Желая вызвать в себе хорошее воспоминание о ней, он взглянул на ее портрет, за 5000 рублей написанный знаменитым живописцем. Она была изображена в бархатном черном платье, с обнаженной грудью. Художник, очевидно, с особенным стараньем выписал грудь, промежуток между двумя грудями и ослепительные по красоте плечи и шею. Это было уже совсем стыдно и гадко. Что-то было отвратительное и кощунственное в этом изображении матери в виде полуобнаженной красавицы. Это было тем более отвратительно, что в этой же комнате три месяца тому назад лежала эта женщина, ссохшаяся, как мумия, и всё-таки наполнявшая мучительно тяжелым запахом, который ничем нельзя было заглушить, не только всю комнату, но и весь дом. Ему казалось, что он и теперь слышал этот запах. И он вспомнил, как за день до смерти она взяла его сильную белую руку своей костлявой чернеющей ручкой, посмотрела ему в глаза и сказала: «Не суди меня, Митя, если я не то сделала», и на выцветших от страданий глазах выступили слезы. «Какая гадость!» сказал он себе еще раз, взглянув на полуобнаженную женщину с великолепными мраморными плечами и руками и с своей победоносной улыбкой.
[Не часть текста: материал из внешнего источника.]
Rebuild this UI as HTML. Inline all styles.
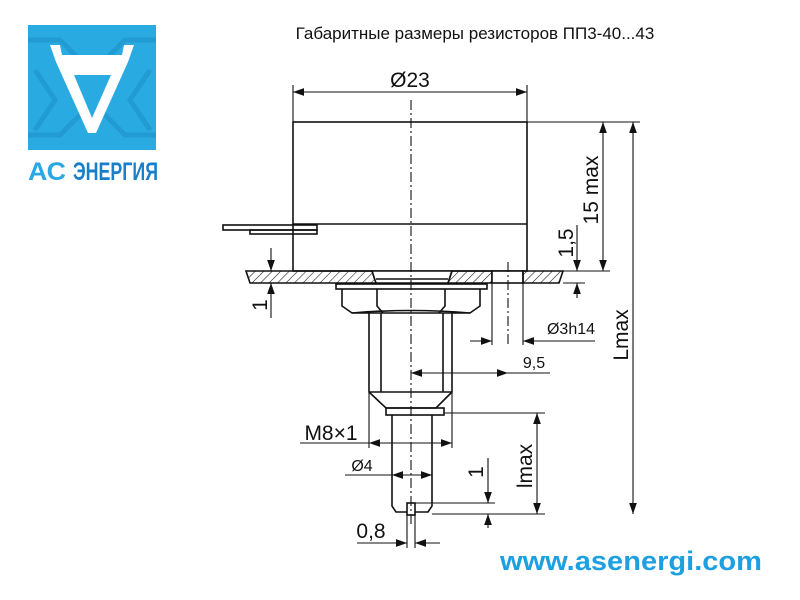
<!DOCTYPE html>
<html><head><meta charset="utf-8"><style>
html,body{margin:0;padding:0;background:#fff;}
svg{display:block}
text{font-family:"Liberation Sans",sans-serif;fill:#111}
</style></head><body>
<svg width="800" height="600" viewBox="0 0 800 600" xmlns="http://www.w3.org/2000/svg">
<defs>
<pattern id="h" width="6" height="6" patternUnits="userSpaceOnUse" patternTransform="rotate(45)">
<line x1="0" y1="0" x2="0" y2="6" stroke="#111" stroke-width="1.1"/>
</pattern>
<marker id="a" viewBox="0 0 10 10" refX="10" refY="5" markerWidth="11" markerHeight="11" orient="auto-start-reverse" markerUnits="userSpaceOnUse">
<path d="M0,1.5 L10,5 L0,8.5 z" fill="#111"/>
</marker>
</defs>
<!-- title -->
<text x="475" y="39" font-size="17" text-anchor="middle">Габаритные размеры резисторов ПП3-40...43</text>
<!-- logo -->
<rect x="28" y="25" width="128" height="125" fill="#29abe2"/>
<g stroke="#1e90c8" stroke-width="5" fill="none" opacity="0.6">
<path d="M28,40 L60,40 L80,60 L105,60 L125,40 L156,40"/>
<path d="M28,135 L60,135 L80,115 L105,115 L125,135 L156,135"/>
<path d="M35,70 L55,100 L35,130"/><path d="M150,70 L130,100 L150,130"/>
</g>
<path d="M50,45 L60,45 L62,55 L122,55 L124,45 L134,45 L128,62 L96,133 L88,133 L56,62 Z" fill="#fff"/>
<path d="M74,75 L111,75 L92,118 Z" fill="#29abe2"/>
<text x="28" y="180" font-size="25" font-weight="bold" style="fill:#2aa8e6" textLength="38" lengthAdjust="spacingAndGlyphs">АС</text>
<text x="73" y="180" font-size="25" font-weight="bold" style="fill:#1a7fc8" textLength="85" lengthAdjust="spacingAndGlyphs">ЭНЕРГИЯ</text>
<!-- website -->
<text x="631" y="570" font-size="27" font-weight="bold" text-anchor="middle" style="fill:#1ea0e0" textLength="262" lengthAdjust="spacingAndGlyphs">www.asenergi.com</text>

<g stroke="#111" stroke-width="1.6" fill="none">
<rect x="293" y="122" width="234" height="149"/>
<line x1="293" y1="224" x2="527" y2="224"/>
<rect x="223" y="225" width="94" height="5"/>
<rect x="250" y="230" width="67" height="4"/>
<path d="M246,271 L372,271 L376,283 L250,283 Z" fill="url(#h)"/>
<path d="M376,283 L372,271 L452,271 L448,283 Z" fill="#fff"/>
<path d="M452,271 L492,271 L492,283 L448,283 Z" fill="url(#h)"/>
<rect x="492" y="271" width="31" height="12" fill="#fff"/>
<path d="M523,271 L563,271 L559,283 L523,283 Z" fill="url(#h)"/>
<line x1="376" y1="279" x2="448" y2="279"/>
<rect x="336" y="284" width="151" height="5"/>
<path d="M342,289 L342,306 L352,313 L470,313 L480,306 L480,289"/>
<path d="M377,289 L377,306 L383,313 M445,289 L445,306 L439,313"/>
<path d="M352,313 Q411,308 470,313"/>
<path d="M369,313 L369,392 L386,408 L436,408 L452,392 L452,313"/>
<line x1="381" y1="313" x2="381" y2="392"/><line x1="443" y1="313" x2="443" y2="392"/>
<line x1="369" y1="392" x2="452" y2="392"/>
<rect x="386" y="408" width="58" height="7"/>
<path d="M392,415 L392,506 L396,512 L428,512 L432,506 L432,415"/>
<rect x="407" y="503" width="8" height="12" fill="#fff"/>
</g>
<g stroke="#111" stroke-width="1.1" stroke-dasharray="10,3,2,3">
<line x1="411" y1="100" x2="411" y2="525"/>
<line x1="508" y1="262" x2="508" y2="345"/>
</g>
<g stroke="#111" stroke-width="1.1" fill="none">
<line x1="293" y1="85" x2="293" y2="122"/><line x1="527" y1="85" x2="527" y2="122"/>
<line x1="293" y1="92" x2="527" y2="92" marker-start="url(#a)" marker-end="url(#a)"/>
<line x1="527" y1="122" x2="640" y2="122"/>
<line x1="527" y1="271" x2="610" y2="271"/>
<line x1="563" y1="283" x2="585" y2="283"/>
<line x1="603" y1="122" x2="603" y2="271" marker-start="url(#a)" marker-end="url(#a)"/>
<line x1="633" y1="122" x2="633" y2="514" marker-start="url(#a)" marker-end="url(#a)"/>
<line x1="577" y1="225" x2="577" y2="271" marker-end="url(#a)"/>
<line x1="577" y1="298" x2="577" y2="283" marker-end="url(#a)"/>
<line x1="271" y1="248" x2="271" y2="271" marker-end="url(#a)"/>
<line x1="271" y1="318" x2="271" y2="283" marker-end="url(#a)"/>
<line x1="492" y1="283" x2="492" y2="345"/><line x1="523" y1="283" x2="523" y2="345"/>
<line x1="470" y1="341" x2="492" y2="341" marker-end="url(#a)"/>
<line x1="595" y1="341" x2="523" y2="341" marker-end="url(#a)"/>
<line x1="411" y1="373" x2="508" y2="373" marker-start="url(#a)" marker-end="url(#a)"/>
<line x1="508" y1="373" x2="550" y2="373"/>
<line x1="369" y1="392" x2="369" y2="448"/><line x1="452" y1="392" x2="452" y2="448"/>
<line x1="369" y1="443" x2="452" y2="443" marker-start="url(#a)" marker-end="url(#a)"/>
<line x1="300" y1="443" x2="369" y2="443"/>
<line x1="444" y1="413" x2="545" y2="413"/>
<line x1="432" y1="514" x2="545" y2="514"/>
<line x1="537" y1="413" x2="537" y2="514" marker-start="url(#a)" marker-end="url(#a)"/>
<line x1="345" y1="475" x2="392" y2="475"/>
<line x1="392" y1="475" x2="432" y2="475" marker-start="url(#a)" marker-end="url(#a)"/>
<line x1="415" y1="503" x2="495" y2="503"/>
<line x1="488" y1="458" x2="488" y2="503" marker-end="url(#a)"/>
<line x1="488" y1="528" x2="488" y2="514" marker-end="url(#a)"/>
<line x1="407" y1="515" x2="407" y2="548"/><line x1="415" y1="515" x2="415" y2="548"/>
<line x1="357" y1="543" x2="407" y2="543" marker-end="url(#a)"/>
<line x1="440" y1="543" x2="415" y2="543" marker-end="url(#a)"/>
</g>
<text x="410" y="87" font-size="21" text-anchor="middle">Ø23</text>
<text transform="translate(598,190) rotate(-90)" font-size="21" text-anchor="middle">15 max</text>
<text transform="translate(573,243) rotate(-90)" font-size="21" text-anchor="middle">1,5</text>
<text transform="translate(267,305) rotate(-90)" font-size="21" text-anchor="middle">1</text>
<text transform="translate(628,335) rotate(-90)" font-size="21" text-anchor="middle">Lmax</text>
<text x="571" y="334" font-size="16" text-anchor="middle">Ø3h14</text>
<text x="534" y="368" font-size="16" text-anchor="middle">9,5</text>
<text x="331" y="440" font-size="21" text-anchor="middle">M8×1</text>
<text x="362" y="471" font-size="16" text-anchor="middle">Ø4</text>
<text transform="translate(532,466) rotate(-90)" font-size="21" text-anchor="middle">lmax</text>
<text transform="translate(483,472) rotate(-90)" font-size="21" text-anchor="middle">1</text>
<text x="371" y="538" font-size="21" text-anchor="middle">0,8</text>
</svg>
</body></html>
Обнаженность груди на портрете напомнила ему другую молодую женщину, которую он видел на-днях также обнаженной. Это была Мисси, которая придумала предлог вызвать его вечером к себе, чтобы показаться ему в бальном платье, в котором она ехала на бал. Он с отвращением вспомнил об ее прекрасных плечах и руках. И этот грубый, животный отец с своим прошедшим, жестокостью, и сомнительной репутации bel esprit[11] мать. Всё это было отвратительно и вместе с тем стыдно. Стыдно и гадко, гадко и стыдно.